** begin Given data **
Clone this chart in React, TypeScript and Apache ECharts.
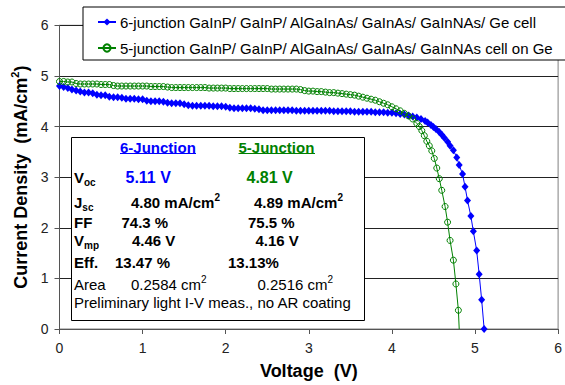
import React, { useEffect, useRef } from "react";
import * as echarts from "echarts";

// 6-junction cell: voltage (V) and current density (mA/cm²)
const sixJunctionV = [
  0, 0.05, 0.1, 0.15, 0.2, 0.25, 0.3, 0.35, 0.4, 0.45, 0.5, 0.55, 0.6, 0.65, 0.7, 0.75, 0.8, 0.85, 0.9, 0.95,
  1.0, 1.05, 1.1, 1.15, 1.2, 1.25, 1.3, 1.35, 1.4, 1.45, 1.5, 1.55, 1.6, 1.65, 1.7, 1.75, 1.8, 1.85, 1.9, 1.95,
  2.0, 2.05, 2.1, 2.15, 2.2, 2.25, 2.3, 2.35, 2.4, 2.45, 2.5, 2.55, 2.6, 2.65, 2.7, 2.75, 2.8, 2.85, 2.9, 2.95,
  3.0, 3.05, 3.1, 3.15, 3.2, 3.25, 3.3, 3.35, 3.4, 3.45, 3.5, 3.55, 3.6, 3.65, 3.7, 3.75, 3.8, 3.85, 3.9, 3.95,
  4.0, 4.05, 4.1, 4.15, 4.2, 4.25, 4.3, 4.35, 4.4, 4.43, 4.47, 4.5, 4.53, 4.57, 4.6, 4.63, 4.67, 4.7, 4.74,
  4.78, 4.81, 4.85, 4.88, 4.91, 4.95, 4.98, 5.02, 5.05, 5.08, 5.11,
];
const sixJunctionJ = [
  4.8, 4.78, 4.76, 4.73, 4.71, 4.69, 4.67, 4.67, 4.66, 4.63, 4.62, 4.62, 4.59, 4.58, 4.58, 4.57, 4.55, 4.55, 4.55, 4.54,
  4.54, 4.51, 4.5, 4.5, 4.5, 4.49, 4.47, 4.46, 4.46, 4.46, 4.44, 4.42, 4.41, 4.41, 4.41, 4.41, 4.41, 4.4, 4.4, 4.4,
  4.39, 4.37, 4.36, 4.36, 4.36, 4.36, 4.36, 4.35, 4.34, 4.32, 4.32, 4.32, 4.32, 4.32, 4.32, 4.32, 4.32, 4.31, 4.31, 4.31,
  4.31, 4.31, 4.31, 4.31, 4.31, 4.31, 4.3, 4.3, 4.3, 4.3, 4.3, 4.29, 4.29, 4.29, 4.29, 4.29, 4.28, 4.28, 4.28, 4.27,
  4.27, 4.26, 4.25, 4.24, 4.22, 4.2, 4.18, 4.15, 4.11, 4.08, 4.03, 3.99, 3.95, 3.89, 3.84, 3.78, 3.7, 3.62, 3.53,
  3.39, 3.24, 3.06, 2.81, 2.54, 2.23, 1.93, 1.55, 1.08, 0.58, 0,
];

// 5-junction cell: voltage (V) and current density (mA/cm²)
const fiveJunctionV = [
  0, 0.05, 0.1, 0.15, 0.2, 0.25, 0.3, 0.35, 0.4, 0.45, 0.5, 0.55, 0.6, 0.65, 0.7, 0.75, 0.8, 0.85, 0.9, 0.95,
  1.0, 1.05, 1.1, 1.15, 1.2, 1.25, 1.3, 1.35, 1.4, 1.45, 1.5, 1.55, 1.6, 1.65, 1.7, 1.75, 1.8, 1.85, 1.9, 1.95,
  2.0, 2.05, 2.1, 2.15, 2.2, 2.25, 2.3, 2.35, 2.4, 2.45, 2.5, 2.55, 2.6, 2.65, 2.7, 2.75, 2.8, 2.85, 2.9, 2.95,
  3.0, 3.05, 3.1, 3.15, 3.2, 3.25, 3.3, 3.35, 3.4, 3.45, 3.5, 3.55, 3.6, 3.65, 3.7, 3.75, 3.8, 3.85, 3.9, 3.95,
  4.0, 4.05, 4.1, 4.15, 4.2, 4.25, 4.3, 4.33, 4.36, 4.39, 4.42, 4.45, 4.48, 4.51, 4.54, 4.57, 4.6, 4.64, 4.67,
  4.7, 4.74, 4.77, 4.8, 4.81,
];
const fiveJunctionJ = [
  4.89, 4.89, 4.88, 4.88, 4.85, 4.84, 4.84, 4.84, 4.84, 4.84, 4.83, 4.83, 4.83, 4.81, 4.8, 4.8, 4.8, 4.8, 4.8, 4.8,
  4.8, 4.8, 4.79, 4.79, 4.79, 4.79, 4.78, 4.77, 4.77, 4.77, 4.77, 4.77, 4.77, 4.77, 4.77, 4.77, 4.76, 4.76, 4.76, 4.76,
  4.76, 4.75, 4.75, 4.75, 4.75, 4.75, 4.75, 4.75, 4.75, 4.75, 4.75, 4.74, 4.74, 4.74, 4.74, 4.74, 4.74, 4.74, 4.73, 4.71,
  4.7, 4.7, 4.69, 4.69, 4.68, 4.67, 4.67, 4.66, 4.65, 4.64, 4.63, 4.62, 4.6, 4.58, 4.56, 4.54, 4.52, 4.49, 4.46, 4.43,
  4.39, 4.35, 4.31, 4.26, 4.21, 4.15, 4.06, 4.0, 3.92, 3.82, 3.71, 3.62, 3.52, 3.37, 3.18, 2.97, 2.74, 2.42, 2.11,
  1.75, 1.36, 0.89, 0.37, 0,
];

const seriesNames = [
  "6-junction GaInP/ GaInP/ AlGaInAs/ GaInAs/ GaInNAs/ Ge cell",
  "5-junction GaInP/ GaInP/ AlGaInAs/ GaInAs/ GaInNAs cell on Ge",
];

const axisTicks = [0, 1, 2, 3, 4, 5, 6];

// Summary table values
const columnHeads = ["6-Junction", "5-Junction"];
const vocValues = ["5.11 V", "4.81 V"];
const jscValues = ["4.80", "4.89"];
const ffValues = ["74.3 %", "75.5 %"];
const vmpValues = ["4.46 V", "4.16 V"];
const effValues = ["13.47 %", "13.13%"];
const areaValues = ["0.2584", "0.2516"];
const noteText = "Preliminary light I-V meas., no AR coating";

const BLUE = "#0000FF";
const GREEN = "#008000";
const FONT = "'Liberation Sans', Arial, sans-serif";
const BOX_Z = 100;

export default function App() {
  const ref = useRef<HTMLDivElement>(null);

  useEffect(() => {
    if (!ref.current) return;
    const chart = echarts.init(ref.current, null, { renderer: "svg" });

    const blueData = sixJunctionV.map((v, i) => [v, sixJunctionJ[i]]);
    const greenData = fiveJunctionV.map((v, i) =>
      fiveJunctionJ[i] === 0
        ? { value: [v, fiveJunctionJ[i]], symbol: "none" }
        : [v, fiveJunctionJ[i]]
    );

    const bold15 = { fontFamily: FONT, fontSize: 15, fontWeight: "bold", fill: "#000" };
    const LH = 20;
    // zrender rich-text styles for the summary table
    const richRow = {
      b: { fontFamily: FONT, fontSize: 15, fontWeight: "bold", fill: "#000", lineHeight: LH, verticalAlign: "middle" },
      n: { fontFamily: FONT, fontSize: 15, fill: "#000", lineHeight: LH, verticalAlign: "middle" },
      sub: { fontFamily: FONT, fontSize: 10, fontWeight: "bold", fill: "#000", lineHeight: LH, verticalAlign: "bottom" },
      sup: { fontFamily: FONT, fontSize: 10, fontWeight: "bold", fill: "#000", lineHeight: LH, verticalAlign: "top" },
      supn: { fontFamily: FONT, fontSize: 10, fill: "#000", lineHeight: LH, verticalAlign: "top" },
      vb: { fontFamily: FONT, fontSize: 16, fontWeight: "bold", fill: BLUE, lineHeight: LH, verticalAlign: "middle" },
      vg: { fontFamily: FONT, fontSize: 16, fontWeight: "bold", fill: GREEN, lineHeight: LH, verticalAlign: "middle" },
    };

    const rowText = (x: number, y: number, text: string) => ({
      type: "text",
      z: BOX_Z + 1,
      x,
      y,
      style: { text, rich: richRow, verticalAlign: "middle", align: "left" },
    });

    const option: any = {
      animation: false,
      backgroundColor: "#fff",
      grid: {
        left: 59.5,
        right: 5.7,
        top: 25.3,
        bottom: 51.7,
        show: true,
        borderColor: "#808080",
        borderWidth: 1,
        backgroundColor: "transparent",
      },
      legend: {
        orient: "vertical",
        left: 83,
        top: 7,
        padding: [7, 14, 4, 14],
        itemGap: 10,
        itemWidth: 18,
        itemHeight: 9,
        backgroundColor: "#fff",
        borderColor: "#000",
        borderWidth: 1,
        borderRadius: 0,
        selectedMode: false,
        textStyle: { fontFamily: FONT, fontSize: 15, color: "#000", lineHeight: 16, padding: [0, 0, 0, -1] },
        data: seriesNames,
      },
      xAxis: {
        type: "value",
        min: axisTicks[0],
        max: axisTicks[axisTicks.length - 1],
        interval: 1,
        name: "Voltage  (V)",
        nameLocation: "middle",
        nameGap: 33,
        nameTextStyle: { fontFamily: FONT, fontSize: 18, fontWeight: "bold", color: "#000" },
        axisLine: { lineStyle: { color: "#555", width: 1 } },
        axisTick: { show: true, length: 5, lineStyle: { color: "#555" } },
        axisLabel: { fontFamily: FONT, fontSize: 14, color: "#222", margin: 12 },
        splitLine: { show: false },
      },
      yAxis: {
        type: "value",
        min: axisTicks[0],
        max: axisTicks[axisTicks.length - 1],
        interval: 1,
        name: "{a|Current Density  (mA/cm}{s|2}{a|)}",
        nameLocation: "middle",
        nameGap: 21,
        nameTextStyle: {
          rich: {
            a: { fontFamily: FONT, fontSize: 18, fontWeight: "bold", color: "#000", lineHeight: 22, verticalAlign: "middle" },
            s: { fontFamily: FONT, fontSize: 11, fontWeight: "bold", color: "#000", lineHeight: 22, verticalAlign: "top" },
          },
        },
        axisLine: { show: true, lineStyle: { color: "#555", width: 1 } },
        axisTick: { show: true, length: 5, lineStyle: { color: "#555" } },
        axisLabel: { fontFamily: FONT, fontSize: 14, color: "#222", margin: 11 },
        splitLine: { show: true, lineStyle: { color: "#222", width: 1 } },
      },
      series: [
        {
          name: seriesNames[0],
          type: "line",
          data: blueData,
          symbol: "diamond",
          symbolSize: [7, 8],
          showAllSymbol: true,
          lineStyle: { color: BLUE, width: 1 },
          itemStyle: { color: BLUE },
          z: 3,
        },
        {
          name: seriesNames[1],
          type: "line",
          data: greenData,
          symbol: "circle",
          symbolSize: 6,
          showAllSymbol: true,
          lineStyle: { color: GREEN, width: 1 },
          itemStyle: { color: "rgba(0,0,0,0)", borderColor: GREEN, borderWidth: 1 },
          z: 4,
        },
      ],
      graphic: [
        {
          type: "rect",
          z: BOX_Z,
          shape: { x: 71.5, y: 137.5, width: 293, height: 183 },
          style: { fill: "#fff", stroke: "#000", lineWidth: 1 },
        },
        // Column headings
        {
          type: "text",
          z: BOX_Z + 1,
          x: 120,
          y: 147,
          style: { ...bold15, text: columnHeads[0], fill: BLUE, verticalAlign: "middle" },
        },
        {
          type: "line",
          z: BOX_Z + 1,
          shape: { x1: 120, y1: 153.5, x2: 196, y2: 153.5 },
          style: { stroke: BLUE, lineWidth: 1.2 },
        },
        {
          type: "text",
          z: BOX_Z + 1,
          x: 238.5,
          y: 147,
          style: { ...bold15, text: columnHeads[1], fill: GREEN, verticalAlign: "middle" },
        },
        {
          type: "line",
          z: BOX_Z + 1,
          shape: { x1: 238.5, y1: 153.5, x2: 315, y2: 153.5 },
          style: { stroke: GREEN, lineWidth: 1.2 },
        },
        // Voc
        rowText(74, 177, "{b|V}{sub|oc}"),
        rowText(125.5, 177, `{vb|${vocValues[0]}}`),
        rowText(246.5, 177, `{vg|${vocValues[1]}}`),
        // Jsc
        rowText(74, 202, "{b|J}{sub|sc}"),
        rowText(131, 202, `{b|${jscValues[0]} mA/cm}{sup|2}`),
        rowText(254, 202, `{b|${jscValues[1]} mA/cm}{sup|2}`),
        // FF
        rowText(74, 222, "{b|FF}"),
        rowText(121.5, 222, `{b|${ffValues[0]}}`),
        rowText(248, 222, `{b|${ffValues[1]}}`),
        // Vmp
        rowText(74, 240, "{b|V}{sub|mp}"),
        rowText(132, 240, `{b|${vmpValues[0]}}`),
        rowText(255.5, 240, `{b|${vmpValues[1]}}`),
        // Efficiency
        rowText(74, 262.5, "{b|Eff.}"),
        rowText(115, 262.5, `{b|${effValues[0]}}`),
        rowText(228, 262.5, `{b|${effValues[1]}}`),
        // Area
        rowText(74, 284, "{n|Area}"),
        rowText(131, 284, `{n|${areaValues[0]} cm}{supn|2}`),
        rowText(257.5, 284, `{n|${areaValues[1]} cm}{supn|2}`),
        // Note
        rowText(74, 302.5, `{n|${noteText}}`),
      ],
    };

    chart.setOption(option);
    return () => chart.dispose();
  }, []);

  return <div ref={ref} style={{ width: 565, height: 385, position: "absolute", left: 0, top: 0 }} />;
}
** end Given data **
Do this: Restate each line from the start of the listing through the line bearing "import * as" word for word. Drop the pictures.

Result below:
Clone this chart in React, TypeScript and Apache ECharts.
import React, { useEffect, useRef } from "react";
import * as echarts from "echarts";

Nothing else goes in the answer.